Some Asian refiners have recently offered Middle Eastern cargoes to the U.S. West Coast as supply from the Persian Gulf rises with the reopening of the Strait of Hormuz, while Asian buyers are well-supplied for the next two months.
Refiners in Asia have spent the better part of the past four months scrambling to procure crude for the summer from producers outside the Middle East. Buyers now have enough non-Middle Eastern crude lined up to arrive over the next two months, meaning that spot purchases from the Middle East aren’t really an immediate necessity, amid still uncertain developments about how open the Strait of Hormuz really is.
As a result, some of the Asian buyers are looking to offer now-available crude from the Middle East to U.S. states, including California and Hawaii, traders with knowledge of the offers says on Tuesday.
Hawaii hasn’t imported any crude from the Middle East since 2018, while California hasn’t received Middle East crude since the end of 2025, according to estimation.

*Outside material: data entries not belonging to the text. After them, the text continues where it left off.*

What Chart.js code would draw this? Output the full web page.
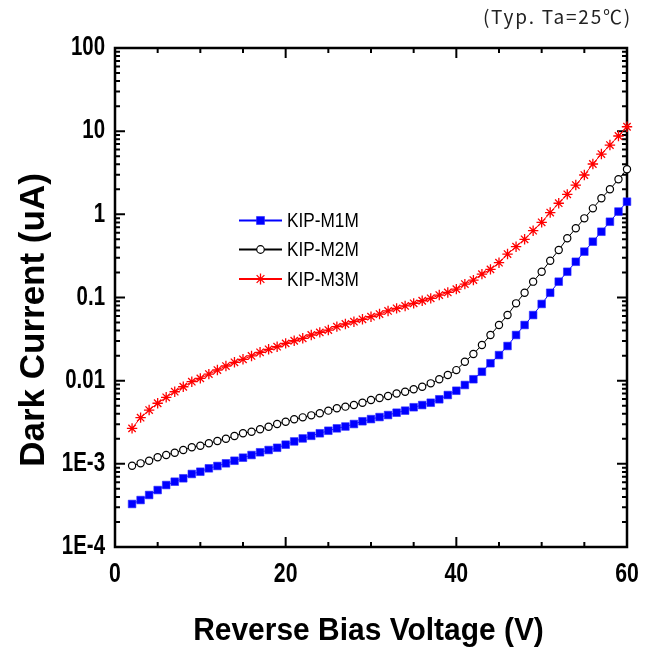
<!DOCTYPE html>
<html><head><meta charset="utf-8">
<script src="https://cdn.jsdelivr.net/npm/chart.js@4.4.1/dist/chart.umd.min.js"></script>
<style>html,body{margin:0;padding:0;background:#fff}#wrap{width:652px;height:648px}</style>
</head><body><div id="wrap"><canvas id="c" width="652" height="648"></canvas></div>
<script>
const voltage = [2,3,4,5,6,7,8,9,10,11,12,13,14,15,16,17,18,19,20,21,22,23,24,25,26,27,28,29,30,31,32,33,34,35,36,37,38,39,40,41,42,43,44,45,46,47,48,49,50,51,52,53,54,55,56,57,58,59,60];
const m1m = [3.29e-4,3.67e-4,4.22e-4,4.84e-4,5.56e-4,6.10e-4,6.70e-4,7.55e-4,8.04e-4,8.83e-4,
  9.42e-4,1.014e-3,1.09e-3,1.186e-3,1.276e-3,1.377e-3,1.466e-3,1.56e-3,1.70e-3,1.86e-3,
  2.02e-3,2.17e-3,2.33e-3,2.50e-3,2.67e-3,2.81e-3,3.01e-3,3.25e-3,3.45e-3,3.65e-3,
  3.86e-3,4.12e-3,4.36e-3,4.79e-3,5.09e-3,5.43e-3,5.97e-3,6.72e-3,7.57e-3,8.87e-3,
  0.0104,0.0128,0.0162,0.0203,0.0261,0.0354,0.0467,0.0615,0.0836,0.114,
  0.155,0.204,0.269,0.356,0.469,0.618,0.815,1.08,1.42];
const m2m = [9.5e-4,1.014e-3,1.09e-3,1.198e-3,1.276e-3,1.36e-3,1.466e-3,1.58e-3,1.65e-3,1.77e-3,
  1.88e-3,2.0e-3,2.16e-3,2.33e-3,2.43e-3,2.60e-3,2.79e-3,3.01e-3,3.21e-3,3.43e-3,
  3.62e-3,3.83e-3,4.05e-3,4.36e-3,4.66e-3,4.87e-3,5.09e-3,5.43e-3,5.85e-3,6.19e-3,
  6.54e-3,7.01e-3,7.36e-3,7.87e-3,8.45e-3,9.29e-3,0.01038,0.0117,0.0134,0.0169,
  0.0209,0.0269,0.0354,0.0467,0.0615,0.0851,0.114,0.155,0.204,0.277,
  0.372,0.515,0.679,0.895,1.18,1.56,2.0,2.64,3.48];
const m3m = [0.00267,0.00359,0.00443,0.00535,0.00631,0.00736,0.00845,0.00972,0.01066,0.0120,
  0.01343,0.0150,0.01663,0.01807,0.01982,0.02193,0.02382,0.02559,0.0281,0.0302,
  0.0323,0.0354,0.0381,0.0406,0.0446,0.0480,0.0512,0.0547,0.0588,0.0632,
  0.0689,0.0741,0.0791,0.0851,0.0914,0.0977,0.107,0.115,0.126,0.145,
  0.162,0.191,0.218,0.262,0.333,0.408,0.501,0.636,0.802,1.05,
  1.36,1.74,2.25,2.97,4.03,5.31,6.81,8.75,11.3];
const seriesNames = ['KIP-M1M','KIP-M2M','KIP-M3M'];
const xTickValues = [0,20,40,60];
const xTickLabels = ['0','20','40','60'];
const yTickValues = [1e-4,1e-3,0.01,0.1,1,10,100];
const yTickLabels = ['1E-4','1E-3','0.01','0.1','1','10','100'];
const noteText = '(Typ. Ta=25\u2103)';
const xTitle = 'Reverse Bias Voltage (V)';
const yTitle = 'Dark Current (uA)';

const SANS = "'Liberation Sans',Arial,sans-serif";
const CJK = "'Noto Sans CJK KR','Liberation Sans',sans-serif";

function pts(arr){ return voltage.map((v,i)=>({x:v,y:arr[i]})); }

function squeezed(ctx, text, x, y, sx, align){
  ctx.save();
  ctx.translate(x,y);
  ctx.scale(sx,1);
  ctx.textAlign = align;
  ctx.fillText(text,0,0);
  ctx.restore();
}

const framePlugin = {
  id:'frame',
  beforeDatasetsDraw(chart){
    const {ctx, chartArea:a, scales:{x,y}} = chart;
    ctx.save();
    ctx.strokeStyle='#000';
    ctx.lineWidth=2;
    ctx.beginPath();
    for(let v=0; v<=60; v+=5){
      const px = x.getPixelForValue(v);
      const len = (v%20===0)?10:5;
      ctx.moveTo(px,a.bottom); ctx.lineTo(px,a.bottom-len);
      ctx.moveTo(px,a.top); ctx.lineTo(px,a.top+len);
    }
    for(let d=-4; d<=2; d++){
      for(let k=1;k<=9;k++){
        const v = k*Math.pow(10,d);
        if (v>100.0001) break;
        const py = y.getPixelForValue(v);
        const len = (k===1)?10:5;
        ctx.moveTo(a.left,py); ctx.lineTo(a.left+len,py);
        ctx.moveTo(a.right,py); ctx.lineTo(a.right-len,py);
      }
    }
    ctx.stroke();
    ctx.lineWidth=2.5;
    ctx.strokeRect(a.left,a.top,a.right-a.left,a.bottom-a.top);
    ctx.restore();
  },
  afterDraw(chart){
    const {ctx, scales:{x,y}} = chart;
    ctx.save();
    // tick labels (condensed bold)
    ctx.fillStyle='#000';
    ctx.font = "bold 28px "+SANS;
    ctx.textBaseline='middle';
    xTickValues.forEach((v,i)=>{
      squeezed(ctx, xTickLabels[i], x.getPixelForValue(v), 574, 0.76, 'center');
    });
    yTickValues.forEach((v,i)=>{
      squeezed(ctx, yTickLabels[i], 105, y.getPixelForValue(v)-0.5, 0.73, 'right');
    });
    // note
    ctx.fillStyle='#222';
    ctx.font = "19px "+CJK;
    ctx.letterSpacing = '1.8px';
    ctx.textAlign='right'; ctx.textBaseline='middle';
    ctx.fillText(noteText, 632, 17);
    ctx.letterSpacing = '0px';
    // x title
    ctx.fillStyle='#000';
    ctx.font = "bold 32px "+SANS;
    ctx.textBaseline='alphabetic';
    squeezed(ctx, xTitle, 368.5, 640, 0.936, 'center');
    // y title
    ctx.save();
    ctx.translate(44, 320);
    ctx.rotate(-Math.PI/2);
    ctx.font = "bold 35px "+SANS;
    ctx.textAlign='center'; ctx.textBaseline='alphabetic';
    ctx.fillText(yTitle, 0, 0);
    ctx.restore();
    // legend
    const rows = [220.5, 249.5, 279];
    chart.data.datasets.forEach((ds,i)=>{
      const yy = rows[i];
      ctx.strokeStyle = ds.borderColor;
      ctx.lineWidth = 2;
      ctx.beginPath(); ctx.moveTo(239,yy); ctx.lineTo(282,yy); ctx.stroke();
      ctx.fillStyle = ds.pointBackgroundColor;
      ctx.strokeStyle = ds.pointBorderColor;
      ctx.lineWidth = ds.pointBorderWidth;
      Chart.helpers.drawPoint(ctx, {pointStyle: ds.pointStyle, radius: ds.pointRadius*1.05, rotation:0, borderWidth: ds.pointBorderWidth}, 260.5, yy);
      ctx.fillStyle='#000';
      ctx.font = "21px "+SANS;
      ctx.textBaseline='middle';
      squeezed(ctx, seriesNames[i], 287, yy+1, 0.82, 'left');
    });
    ctx.restore();
  }
};

new Chart(document.getElementById('c'), {
  type:'line',
  data:{
    datasets:[
      {label:seriesNames[0], data:pts(m1m), borderColor:'#0000ff', borderWidth:1,
       pointStyle:'rect', pointRadius:5.4, pointBackgroundColor:'#0000ff', pointBorderColor:'#2a2aff', pointBorderWidth:0.6, clip:false},
      {label:seriesNames[1], data:pts(m2m), borderColor:'#000000', borderWidth:1,
       pointStyle:'circle', pointRadius:3.6, pointBackgroundColor:'#ffffff', pointBorderColor:'#000000', pointBorderWidth:1.2, clip:false},
      {label:seriesNames[2], data:pts(m3m), borderColor:'#ff0000', borderWidth:1,
       pointStyle:'star', pointRadius:5.2, pointBackgroundColor:'#ff0000', pointBorderColor:'#ff0000', pointBorderWidth:1.3, clip:false}
    ]
  },
  options:{
    responsive:false, animation:false, devicePixelRatio:1,
    layout:{padding:{left:0,right:25,top:48,bottom:0}},
    plugins:{legend:{display:false}, tooltip:{enabled:false}},
    elements:{line:{tension:0}},
    scales:{
      x:{type:'linear', min:0, max:60,
        grid:{display:false, drawTicks:false}, border:{display:false},
        afterBuildTicks:(s)=>{ s.ticks = xTickValues.map(v=>({value:v})); },
        afterFit:(s)=>{ s.height = 101; },
        ticks:{display:false}
      },
      y:{type:'logarithmic', min:1e-4, max:100,
        grid:{display:false, drawTicks:false}, border:{display:false},
        afterBuildTicks:(s)=>{ s.ticks = yTickValues.map(v=>({value:v, major:true})); },
        afterFit:(s)=>{ s.width = 115; },
        ticks:{display:false}
      }
    }
  },
  plugins:[framePlugin]
});
</script></body></html>
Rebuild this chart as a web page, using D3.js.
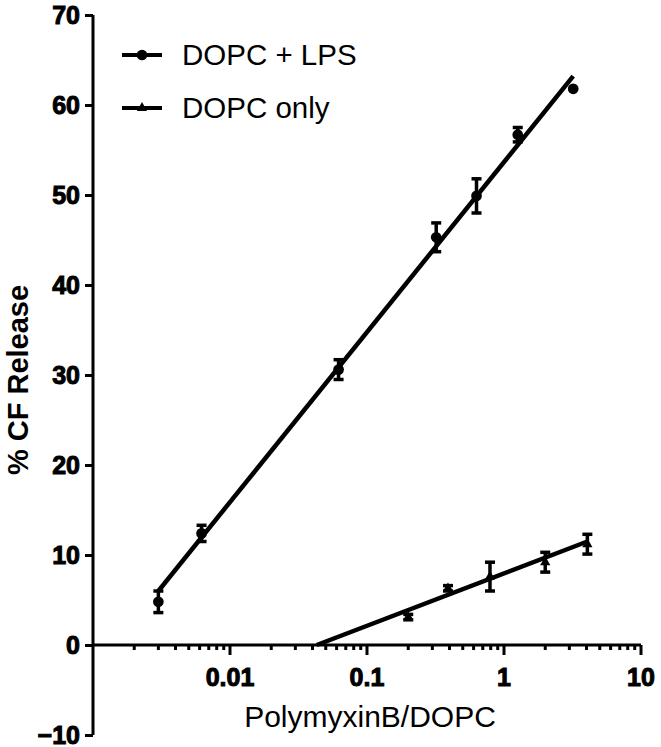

Ironically, Asian refiners picked up a lot of U.S. crude between March and May to offset the lost supply from the Middle East.
Now that the flows from the Strait of Hormuz have tentatively started to recover, some Asian refiners are offering excess supply to the United States, where inventories at Cushing, Oklahoma, and in the Strategic Petroleum Reserve (SPR) have dropped to multi-decade lows.
Asia is also slowing the buying of U.S. cargoes for July, amid rising supply from the Middle East and the U.S. benchmark WTI becoming more expensive than key Middle Eastern grades, including Abu Dhabi’s Murban.
Crude oil production in the Middle East is estimated to have rebounded to between 14.6 million barrels per day (bpd) and 15 million bpd earlier this month amid the ceasefire between Iran and the United States.